Bio : les produits de nettoyage et de désinfection des chais sur la sellette ?
L’Union européenne prévoit de publier une liste des produits de nettoyage et de désinfection autorisés dans les chais en bio d’ici le 1er janvier 2024. Mais le plus grand flou règne sur cette réglementation en devenir.
L’Union européenne prévoit de publier une liste des produits de nettoyage et de désinfection autorisés dans les chais en bio d’ici le 1er janvier 2024. Mais le plus grand flou règne sur cette réglementation en devenir.
Et s’il n’était plus possible de nettoyer ses cuves, ses chais, ou encore ses filtres avec du peroxyde ou de la soude, ni d’affranchir ses cuves béton à l’acide tartrique ? Si vous êtes en bio, cela pourrait bien vous arriver d’ici 2024. Et pour cause. Au 1er janvier 2024, l’Union européenne devrait avoir publié une liste de produits de nettoyage et de désinfection utilisables en bio. Si les nettoyants que vous employez n’y figurent pas, ils seront interdits. C’est du moins ce que prévoit le règlement européen 2018/848, dans le but « d’assurer la sécurité sanitaire et environnementale ».
Une autorisation par matière active ou spécialité commerciale ?
Mais là où le bât blesse, c’est que ce règlement est tout sauf précis. « Nous ne savons par exemple pas si ce sont les matières actives ou les spécialités commerciales qui doivent être autorisées », pointe Stéphane Becquet, ingénieur agronome et vinificateur à l’Itab. « Et nous n’obtenons pas de réponse de la commission », renchérit Bernard Lignon, chargé de mission réglementation et qualité des produits biologiques au Synabio.
Or cela pourrait faire une différence de taille si chaque dossier doit être porté par une firme puis analysé par l’Europe avant autorisation. « Et ce d’autant plus que l’alimentaire bio ne représente même pas 5 % de part de marché pour les fabricants de produits de désinfection, souligne Bernard Lignon. Cela ne va pas les motiver pour faire les dossiers. » Autre frein, « nous n’avons pas accès à la liste des substances employées dans chaque produit, déplore Bernard Lignon. Seules les substances dangereuses figurent sur les notices de bidons ».

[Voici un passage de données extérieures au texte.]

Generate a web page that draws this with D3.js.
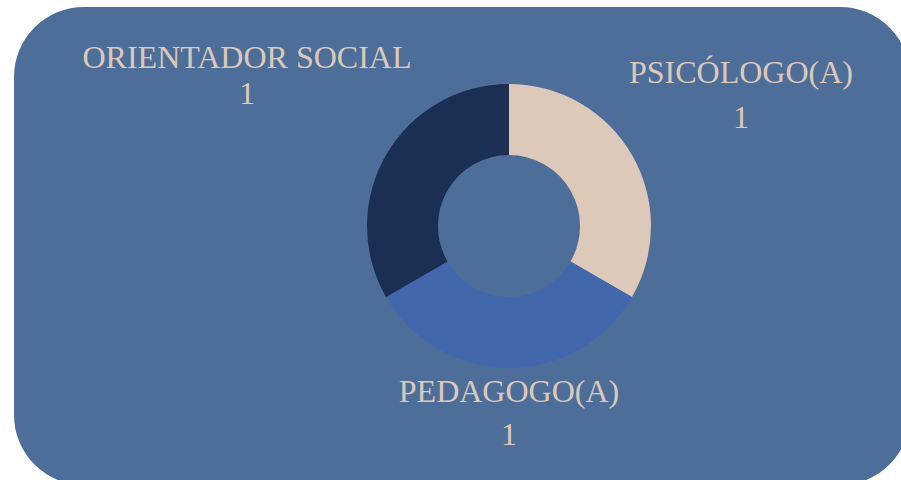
<!DOCTYPE html>
<html><head><meta charset="utf-8">
<script src="https://cdn.jsdelivr.net/npm/d3@7"></script>
<style>html,body{margin:0;padding:0;background:#fff;}svg{display:block;}</style>
</head><body>
<svg id="chart" width="901" height="480"></svg>
<script>
const categories = ["PSICÓLOGO(A)", "PEDAGOGO(A)", "ORIENTADOR SOCIAL"];
const values = [1, 1, 1];
const colors = ["#DCC9B9", "#4367AC", "#1B2E54"];
// label anchor positions (label centre x, name baseline, value baseline)
const labelX = [741, 509, 247];
const labelY = [83, 402, 68];
const valueY = [128, 445, 104];

const svg = d3.select("#chart");
svg.append("rect")
  .attr("x", 14).attr("y", 7)
  .attr("width", 896).attr("height", 478)
  .attr("rx", 70).attr("ry", 70)
  .attr("fill", "#4E6E9A");

const cx = 509, cy = 226;
const pie = d3.pie().sort(null).value(d => d.v);
const arc = d3.arc().innerRadius(71).outerRadius(142);
const data = categories.map((c, i) => ({c, v: values[i], i}));

const g = svg.append("g").attr("transform", `translate(${cx},${cy})`);
g.selectAll("path").data(pie(data)).join("path")
  .attr("d", arc)
  .attr("fill", d => colors[d.data.i]);

const lab = svg.append("g")
  .attr("font-family", "'Liberation Serif', 'Times New Roman', serif")
  .attr("font-size", 32)
  .attr("fill", "#DCC9B9")
  .attr("text-anchor", "middle");
data.forEach((d, i) => {
  lab.append("text").attr("x", labelX[i]).attr("y", labelY[i]).text(d.c);
  lab.append("text").attr("x", labelX[i]).attr("y", valueY[i]).text(d.v);
});
</script>
</body></html>
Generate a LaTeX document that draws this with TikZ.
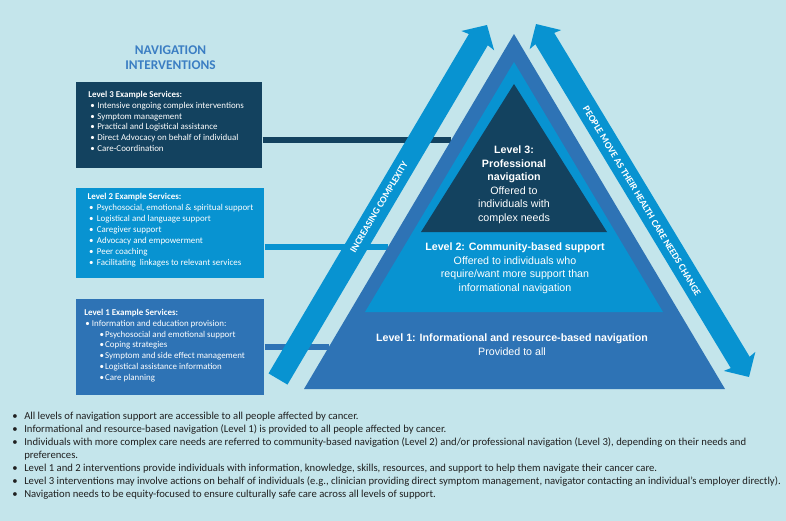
\documentclass[tikz,border=0pt]{standalone}
\usepackage{fontspec}
\setmainfont{Carlito}
\newfontfamily\arialf{Liberation Sans}
\usetikzlibrary{arrows.meta}
\definecolor{bgc}{HTML}{C4E5EB}
\definecolor{navy}{HTML}{13425F}
\definecolor{brite}{HTML}{0893D1}
\definecolor{midb}{HTML}{2E73B5}
\definecolor{titlec}{HTML}{3B7EC3}
\definecolor{txt}{HTML}{202020}
\newcommand\bx[1]{\makebox[#1][l]{\textbullet}}
\begin{document}
\begin{tikzpicture}[x=0.75pt,y=-0.75pt,
  boxstyle/.style={anchor=north west, inner sep=0, draw=none},
  btxt/.style={anchor=base west, align=left, inner sep=0, text=white,
    font=\fontsize{6.7pt}{8.1pt}\selectfont},
  tritxt/.style={anchor=base, align=center, inner sep=0, text=white,
    font=\arialf\fontsize{8pt}{10.1pt}\selectfont},
  arrtxt/.style={inner sep=0, text=white, font=\bfseries\fontsize{7.3pt}{8pt}\selectfont},
  arrowline/.style={brite, line width=16.5pt},
  conn/.style={line width=4.5pt}]
\fill[bgc] (0,0) rectangle (786,521);
\useasboundingbox (0,0) rectangle (786,521);

% title (anchor = baseline of last line)
\node[anchor=base, align=center, inner sep=0, text=titlec,
  font=\bfseries\fontsize{10pt}{10.5pt}\selectfont] (title) at (170.5,69) {NAVIGATION\\INTERVENTIONS};

% boxes
\node[boxstyle, fill=navy, minimum width=139.5pt, minimum height=64.5pt] (b3) at (76,82) {};
\node[boxstyle, fill=brite, minimum width=141pt, minimum height=67.5pt] (b2) at (76,188) {};
\node[boxstyle, fill=midb, minimum width=141pt, minimum height=72pt] (b1) at (76,299) {};

\node[btxt] (t3) at (88,151.5) {\textbf{Level 3 Example Services:}\\
\hspace*{1.5pt}\bx{5.25pt}Intensive ongoing complex interventions\\
\hspace*{1.5pt}\bx{5.25pt}Symptom management\\
\hspace*{1.5pt}\bx{5.25pt}Practical and Logistical assistance\\
\hspace*{1.5pt}\bx{5.25pt}Direct Advocacy on behalf of individual\\
\hspace*{1.5pt}\bx{5.25pt}Care-Coordination};

\node[btxt, font=\fontsize{6.7pt}{8.25pt}\selectfont] (t2) at (87.3,265.8) {\textbf{Level 2 Example Services:}\\
\hspace*{1.2pt}\bx{5.8pt}Psychosocial, emotional \& spiritual support\\
\hspace*{1.2pt}\bx{5.8pt}Logistical and language support\\
\hspace*{1.2pt}\bx{5.8pt}Caregiver support\\
\hspace*{1.2pt}\bx{5.8pt}Advocacy and empowerment\\
\hspace*{1.2pt}\bx{5.8pt}Peer coaching\\
\hspace*{1.2pt}\bx{5.8pt}Facilitating\ \ linkages to relevant services};

\node[btxt] (t1) at (84,380.2) {\textbf{Level 1 Example Services:}\\
\hspace*{0.75pt}\bx{5pt}Information and education provision:\\
\hspace*{11.5pt}\bx{4.2pt}Psychosocial and emotional support\\
\hspace*{11.5pt}\bx{4.2pt}Coping strategies\\
\hspace*{11.5pt}\bx{4.2pt}Symptom and side effect management\\
\hspace*{11.5pt}\bx{4.2pt}Logistical assistance information\\
\hspace*{11.5pt}\bx{4.2pt}Care planning};

% triangle corner coordinates
\coordinate (A1) at (514,34);  \coordinate (L1) at (304,389); \coordinate (R1) at (725,389);
\coordinate (A2) at (514,62);  \coordinate (L2) at (365,312); \coordinate (R2) at (663,312);
\coordinate (A3) at (514,84);  \coordinate (L3) at (421,232); \coordinate (R3) at (607,232);

% connector end points on the outer triangle edge
\coordinate (c3) at (451,140);
\coordinate (c2) at (388,247);
\coordinate (c1) at (329,347);
\draw[conn, navy] (c3 -| b3.east) -- (c3);
\draw[conn, brite] (c2 -| b2.east) -- (c2);
\draw[conn, midb] (c1 -| b1.east) -- (c1);

% pyramid
\fill[midb] (A1) -- (L1) -- (R1) -- cycle;
\fill[brite] (A2) -- (L2) -- (R2) -- cycle;
\fill[navy] (A3) -- (L3) -- (R3) -- cycle;

\node[tritxt] (p3) at (514,221.3) {\textbf{Level 3:}\\ \textbf{Professional}\\ \textbf{navigation}\\ Offered to\\ individuals with\\ complex needs};
\node[tritxt] (p2) at (515,291.2) {\textbf{Level 2: Community-based support}\\ Offered to individuals who\\ require/want more support than\\ informational navigation};
\node[tritxt] (p1) at (512,355) {\textbf{Level 1: Informational and resource-based navigation}\\ Provided to all};

% arrows
\coordinate (LT) at (487,25); \coordinate (LB) at (278,379);
\coordinate (RT) at (536,24); \coordinate (RB) at (749,377);
\draw[arrowline, -{Stealth[length=13.5pt,width=28pt,inset=2pt]}] (LB) -- (LT);
\draw[arrowline, {Stealth[length=13.5pt,width=27pt,inset=2pt]}-{Stealth[length=13.5pt,width=27pt,inset=2pt]}] (RB) -- (RT);
\node[arrtxt, rotate=59.4] (inc) at (379,207) {INCREASING COMPLEXITY};
\node[arrtxt, rotate=-58.9] (ppl) at (642,201) {PEOPLE MOVE AS THEIR HEALTH CARE NEEDS CHANGE};

% notes (anchor = baseline of last line)
\node[anchor=base west, align=left, inner sep=0, text=txt,
  font=\fontsize{8pt}{9.8pt}\selectfont] (notes) at (12,497.9) {%
\bx{9pt}All levels of navigation support are accessible to all people affected by cancer.\\
\bx{9pt}Informational and resource-based navigation (Level 1) is provided to all people affected by cancer.\\
\bx{9pt}Individuals with more complex care needs are referred to community-based navigation (Level 2) and/or professional navigation (Level 3), depending on their needs and\\
\hspace*{9pt}preferences.\\
\bx{9pt}Level 1 and 2 interventions provide individuals with information, knowledge, skills, resources, and support to help them navigate their cancer care.\\
\bx{9pt}Level 3 interventions may involve actions on behalf of individuals (e.g., clinician providing direct symptom management, navigator contacting an individual’s employer directly).\\
\bx{9pt}Navigation needs to be equity-focused to ensure culturally safe care across all levels of support.};
\end{tikzpicture}
\end{document}
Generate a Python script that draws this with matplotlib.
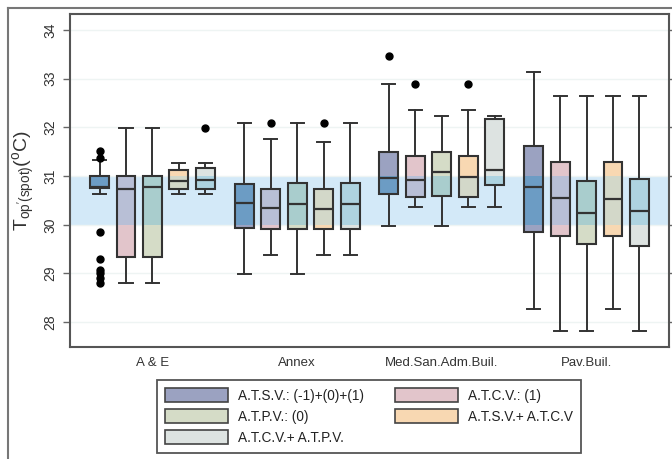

Par ailleurs, le règlement concerne-t-il uniquement les produits de nettoyage et de désinfection des surfaces au contact des denrées alimentaires, ou vise-t-il également les désinfectants des murs, sols, ou même des mains ? « Nous avons posé la question à la commission. Un coup, elle nous répond oui. Un coup, elle nous répond non », fustige le chargé de mission. Impossible de savoir non plus si une étude d’impact est prévue.
Vers un report ou une publication de liste négative
Et les difficultés ne s’arrêtent pas là. Il est également compliqué de connaître les critères sur lesquels se basera l’autorisation par la commission. Difficile dans ces conditions de faire des suggestions idoines. « Nous commençons à regarder ce qui nous semble indispensable, afin d’être prêts à soutenir ces dossiers », indique Stéphane Becquet. De son côté, le Synabio a proposé à la commission de partir non pas sur une liste positive de substances utilisables, mais sur des critères de dangerosité figurant sur les fiches de sécurité. « Les produits dangereux pour l’environnement et toxiques seraient par exemple interdits, tout comme les phosphates et les phosphonates », liste Bernard Lignon.
Quoi qu’il en soit, la date butoir du 1er janvier 2024 semble bien difficile à tenir. « Le sous-groupe d’experts de la commission Nettoyage et désinfection, qui devait être mis en place en février 2020 n’a toujours pas été constitué », révèle Bernard Lignon. Plusieurs scenarii semblent dès lors se profiler, le plus probable étant un nouvel ajournement du texte. « La France voudrait notamment faire reporter la partie vin, informe Stéphane Becquet. Cela serait pertinent. » « La commission peut aussi décider de publier par défaut une liste négative de certaines substances (qui seraient donc interdites), qui serait enrichie à moyen terme », analyse Bernard Lignon.
voir plus loin
Le nettoyant le plus courant dans les chais est la soude additionnée de peroxyde d’hydrogène. Mais quel que soit le produit employé, une action mécanique (pression, frottement) est indispensable.
En désinfection, l’acide péracétique a la faveur des vignerons.